Research by Clayton Christensen, the Harvard Business School professor who coined the phrase “disruptive innovation”, has shown that few companies understand their existing business model well enough— the premise behind its development, its interdependencies, its strengths and constraints. And as a result: “they don’t know when they can leverage their core business and when success requires a new business model.”

2) Define the social purpose behind the customer value proposition.

Businesses often mistake the value they create for the way they create it. More rarely still, do they stand back and ask why they create it at all.

It is no coincidence that so many disruptive market innovations put consumer (and by extension, social) utility at the heart of their value proposition – whether that’s enabling access to funding (Kickstarter, Zopa, Funding Circle), access to mobility (Zipcar/Blabacar), or even access to new ideas (OpenIDEO).

The innovativeness of their business model is driven out of the clarity of their social purpose.

And this is something large businesses can and are doing too. Food companies such as Nestlé, Unilever, and Danone are redefining themselves as health, wellness and nutrition companies. Technology companies such as Intel, IBM, and GE are repositioning themselves as enables of smarter, more sustainable cities. And carmakers such as Nissan and Toyota are making low-emissions mobility part of their central mission.

3) Create an innovation environment that supports disruptive thinking.

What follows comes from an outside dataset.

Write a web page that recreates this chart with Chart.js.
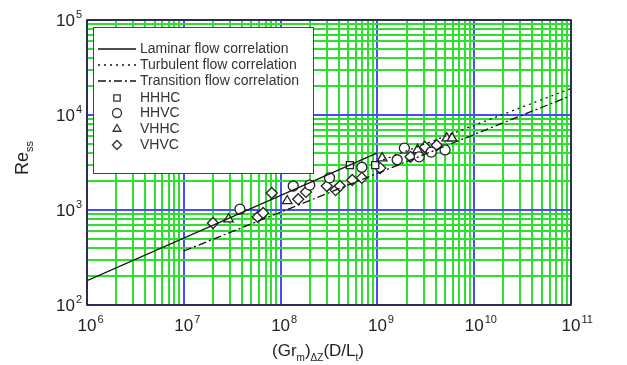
<!DOCTYPE html>
<html>
<head>
<meta charset="utf-8">
<script src="https://cdn.jsdelivr.net/npm/chart.js@4"></script>
<style>
  html, body { margin: 0; padding: 0; background: #fff; }
</style>
</head>
<body>
<canvas id="chart" width="627" height="365"></canvas>
<script>
// correlation lines (end points)
const laminarX = [1e6, 1e9];
const laminarY = [180, 4000];
const turbulentX = [1e9, 1e11];
const turbulentY = [3200, 19000];
const transitionX = [1e7, 1e11];
const transitionY = [370, 16000];

// measured data
const hhhcX = [5.2e8, 9.5e8];
const hhhcY = [2970, 2970];
const hhvcX = [3.8e7, 1.35e8, 2.0e8, 3.2e8, 6.9e8, 1.6e9, 1.9e9, 2.7e9, 3.6e9, 5.0e9];
const hhvcY = [1020, 1790, 1830, 2180, 2820, 3380, 4480, 3630, 4070, 4290];
const vhhcX = [2.9e7, 1.17e8, 1.12e9, 2.6e9, 5.2e9, 5.9e9];
const vhhcY = [800, 1245, 3520, 4290, 5700, 5700];
const vhvcX = [2.0e7, 5.8e7, 6.6e7, 8.1e7, 1.52e8, 1.83e8, 3.0e8, 3.7e8, 4.1e8, 5.5e8, 6.9e8, 1.07e9, 2.2e9, 3.1e9, 4.1e9];
const vhvcY = [730, 845, 930, 1510, 1300, 1550, 1790, 1620, 1790, 2070, 2180, 2760, 3630, 4600, 4800];

// axes
const xExps = [6, 7, 8, 9, 10, 11];
const yExps = [2, 3, 4, 5];

const legendLines = ["Laminar flow correlation", "Turbulent flow correlation", "Transition flow correlation"];
const legendMarks = ["HHHC", "HHVC", "VHHC", "VHVC"];

const BLUE = "#4a4aff";
const GREEN = "#2ee02e";
const FONT = "'Liberation Sans', Arial, sans-serif";

function pts(xs, ys) {
  return xs.map((x, i) => ({ x: x, y: ys[i] }));
}

// 1..9 x 10^k ticks for every decade
function decadeTicks(lo, hi) {
  const t = [];
  for (let e = lo; e < hi; e++) {
    for (let s = 1; s < 10; s++) t.push({ value: s * Math.pow(10, e) });
  }
  t.push({ value: Math.pow(10, hi) });
  return t;
}

function isDecade(v) {
  const l = Math.log10(v);
  return Math.abs(l - Math.round(l)) < 1e-6;
}

function gridColor(ctx) {
  return ctx.tick && isDecade(ctx.tick.value) ? BLUE : GREEN;
}

const lineSet = (label, xs, ys, dash) => ({
  type: "line",
  label: label,
  data: pts(xs, ys),
  borderColor: "#111",
  borderWidth: 1.3,
  borderDash: dash,
  pointRadius: 0,
  fill: false,
  tension: 0,
});

const markSet = (label, xs, ys, style, r) => ({
  type: "scatter",
  label: label,
  data: pts(xs, ys),
  pointStyle: style,
  pointRadius: r,
  backgroundColor: "#fff",
  borderColor: "#222",
  borderWidth: 1.3,
});

function drawPow(ctx, x, y, exp, align) {
  ctx.font = "17px " + FONT;
  const w1 = ctx.measureText("10").width;
  ctx.font = "11px " + FONT;
  const w2 = ctx.measureText(String(exp)).width;
  let x0;
  if (align === "center") x0 = x - w1 / 2;
  else x0 = x - w1 - w2;
  ctx.textAlign = "left";
  ctx.textBaseline = "alphabetic";
  ctx.font = "17px " + FONT;
  ctx.fillText("10", x0, y);
  ctx.font = "11px " + FONT;
  ctx.fillText(String(exp), x0 + w1 + 1, y - 8);
}

// text with subscripts: parts = [[text, isSub], ...]
function drawSubText(ctx, parts, size, subSize) {
  let w = 0;
  parts.forEach(p => {
    ctx.font = (p[1] ? subSize : size) + "px " + FONT;
    w += ctx.measureText(p[0]).width;
  });
  let x = -w / 2;
  parts.forEach(p => {
    ctx.font = (p[1] ? subSize : size) + "px " + FONT;
    ctx.fillText(p[0], x, p[1] ? 5 : 0);
    x += ctx.measureText(p[0]).width;
  });
}

const decorPlugin = {
  id: "decor",
  afterDatasetsDraw(chart) {
    const ctx = chart.ctx;
    const a = chart.chartArea;
    const xs = chart.scales.x;
    const ys = chart.scales.y;
    ctx.save();

    // frame
    ctx.strokeStyle = "#222";
    ctx.lineWidth = 1.5;
    ctx.strokeRect(a.left, a.top, a.right - a.left, a.bottom - a.top);

    // tick labels
    ctx.fillStyle = "#222";
    xExps.forEach(e => drawPow(ctx, xs.getPixelForValue(Math.pow(10, e)), a.bottom + 26, e, "center"));
    yExps.forEach(e => drawPow(ctx, a.left - 6, ys.getPixelForValue(Math.pow(10, e)) + 6, e, "right"));

    // axis titles
    ctx.textAlign = "left";
    ctx.textBaseline = "alphabetic";
    ctx.save();
    ctx.translate(318, 356);
    drawSubText(ctx, [["(Gr", false], ["m", true], [")", false], ["\u0394Z", true], ["(D/L", false], ["t", true], [")", false]], 17, 10);
    ctx.restore();
    ctx.save();
    ctx.translate(28, 158);
    ctx.rotate(-Math.PI / 2);
    drawSubText(ctx, [["Re", false], ["ss", true]], 18, 11);
    ctx.restore();

    // legend box
    const bx = 93, by = 27, bw = 220, bh = 146;
    ctx.fillStyle = "#fff";
    ctx.fillRect(bx, by, bw, bh);
    ctx.strokeStyle = "#444";
    ctx.lineWidth = 1;
    ctx.strokeRect(bx + 0.5, by + 0.5, bw, bh);

    const rowY = [49, 65, 81, 98, 113, 129, 145];
    const dashes = [[], [2, 4], [8, 3, 2, 3]];
    ctx.font = "14px " + FONT;
    ctx.textBaseline = "middle";
    legendLines.forEach((t, i) => {
      ctx.strokeStyle = "#111";
      ctx.lineWidth = 1.3;
      ctx.setLineDash(dashes[i]);
      ctx.beginPath();
      ctx.moveTo(98, rowY[i]);
      ctx.lineTo(136, rowY[i]);
      ctx.stroke();
      ctx.setLineDash([]);
      ctx.fillStyle = "#333";
      ctx.fillText(t, 140, rowY[i]);
    });
    const styles = ["rect", "circle", "triangle", "rectRot"];
    legendMarks.forEach((t, i) => {
      const y = rowY[3 + i];
      ctx.fillStyle = "#fff";
      ctx.strokeStyle = "#333";
      ctx.lineWidth = 1.3;
      Chart.helpers.drawPoint(ctx, { pointStyle: styles[i], radius: 4.5, borderWidth: 1.3, rotation: 0 }, 117, y);
      ctx.fillStyle = "#333";
      ctx.fillText(t, 140, y);
    });
    ctx.restore();
  },
};

new Chart(document.getElementById("chart"), {
  data: {
    datasets: [
      lineSet("Laminar flow correlation", laminarX, laminarY, []),
      lineSet("Turbulent flow correlation", turbulentX, turbulentY, [2, 4]),
      lineSet("Transition flow correlation", transitionX, transitionY, [8, 3, 2, 3]),
      markSet("HHHC", hhhcX, hhhcY, "rect", 5),
      markSet("HHVC", hhvcX, hhvcY, "circle", 5),
      markSet("VHHC", vhhcX, vhhcY, "triangle", 5.5),
      markSet("VHVC", vhvcX, vhvcY, "rectRot", 5.5),
    ],
  },
  options: {
    responsive: false,
    animation: false,
    devicePixelRatio: 1,
    layout: { padding: { top: 20, right: 56, left: 0, bottom: 0 } },
    plugins: {
      legend: { display: false },
      tooltip: { enabled: false },
    },
    scales: {
      x: {
        type: "logarithmic",
        min: 1e6,
        max: 1e11,
        afterBuildTicks: s => { s.ticks = decadeTicks(6, 11); },
        afterFit: s => { s.height = 60; },
        ticks: { autoSkip: false, display: false },
        grid: { color: gridColor, lineWidth: 2, drawTicks: false },
        border: { display: false },
      },
      y: {
        type: "logarithmic",
        min: 1e2,
        max: 1e5,
        afterBuildTicks: s => { s.ticks = decadeTicks(2, 5); },
        afterFit: s => { s.width = 87; },
        ticks: { autoSkip: false, display: false },
        grid: { color: gridColor, lineWidth: 2, drawTicks: false },
        border: { display: false },
      },
    },
  },
  plugins: [decorPlugin],
});
</script>
</body>
</html>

Companies that are serious about pioneering new ways of ‘doing’, need to shield new ways of thinking from the normal requirements for R&D.

To create the world’s cheapest car (the Nano), Tata Motors built a special team of young engineers, who unlike the company’s more experienced designers, would be unconstrained in their approach by the carmaker’s existing profit formulas. As a result of its low cost, the “Nano” has given some of India’s lowest income families access to safe, affordable mobility for the first time.

Novartis applied a similar approach when developing Arogya Parivar, a plan to give millions of people in the poorest parts of the world access to heathcare for the first time. Because of the high level of investment and low prices required, it set up a semi-autonomous development unit after estimating that it would take longer to break even than typically expected of new ventures. Arogya Parviar became profitable after 31 months, faster than anticipated and is now serving over 40 million people in India.

Market disruption is coming. That’s not an opinion or a prediction, but an inevitable corollary. Markets exist within society. And our society is braced for unprecedented change. The question for businesses, large and small, is whether to define the market or be defined by it. Choose the latter and accept that survival (not success) may be the only outcome.